Ancorché il disposto della legge di stabilità 2015 non preveda sanzioni per l’ipotesi in cui gli enti non adottino o non realizzino i piani di razionalizzazione, le Sezioni di controllo della Corte hanno talora fatto leva sulla circostanza che, ai sensi del suddetto art. 1, comma 612, “la pubblicazione del piano e della relazione costituisce obbligo di pubblicità ai sensi del decreto legislativo 14 marzo 2013, n. 33”, con tutte le conseguenze che l’inottemperanza di tale disposto comporta, anche sotto il profilo di possibili responsabilità erariali.

In tale contesto, all’art. 10 dedicato al riordino delle società partecipate, la legge regionale 3/2015 introduce alcune interessanti novità che evocano il classico sistema fondato sul meccanismo premi – sanzioni.

La disposizione prevede che il riordino delle partecipazioni societarie delle Province sia agevolato da mediante misure premiali, e che a tal fine le Province e la Città metropolitana di Bari, entro 6 mesi dalla data di entrata in vigore della legge, hanno l’obbligo di redigere il piano di ricognizione dei propri enti, agenzie e società partecipate.

Tale piano – che richiama quello imposto dalla legge di stabilità 2015 , ma se ne discosta in parte per tempistica e modalità di attuazione – illustra le modalità e i tempi di realizzazione del programma di dismissione, ed è corredato da una relazione tecnica.

È infine prescritto che, nel rispetto delle disposizioni statali in materia, i proventi derivanti dalla dismissione delle partecipazioni siano esclusi dai vincoli del patto di stabilità interno, mentre alla Giunta regionale è demandato il compito di disciplinare le misure premiali connesse agli interventi attuativi di cui trattasi.
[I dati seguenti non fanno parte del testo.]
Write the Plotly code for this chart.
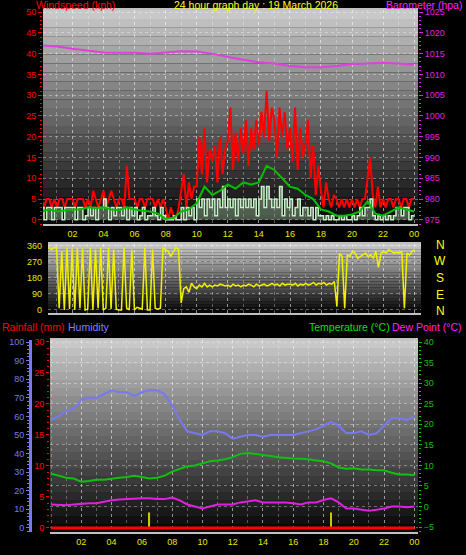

In altre parole, si tenta ancora una volta, con l’ausilio del bastone e della carota, di mettere in moto un processo di dismissione delle società pubbliche che da anni il legislatore ha annunciato, promesso e garantito, senza però mai giungere all’agognato obiettivo di porre almeno un freno all’esternalizzazione incontrollata di servizi pubblici locali sul territorio.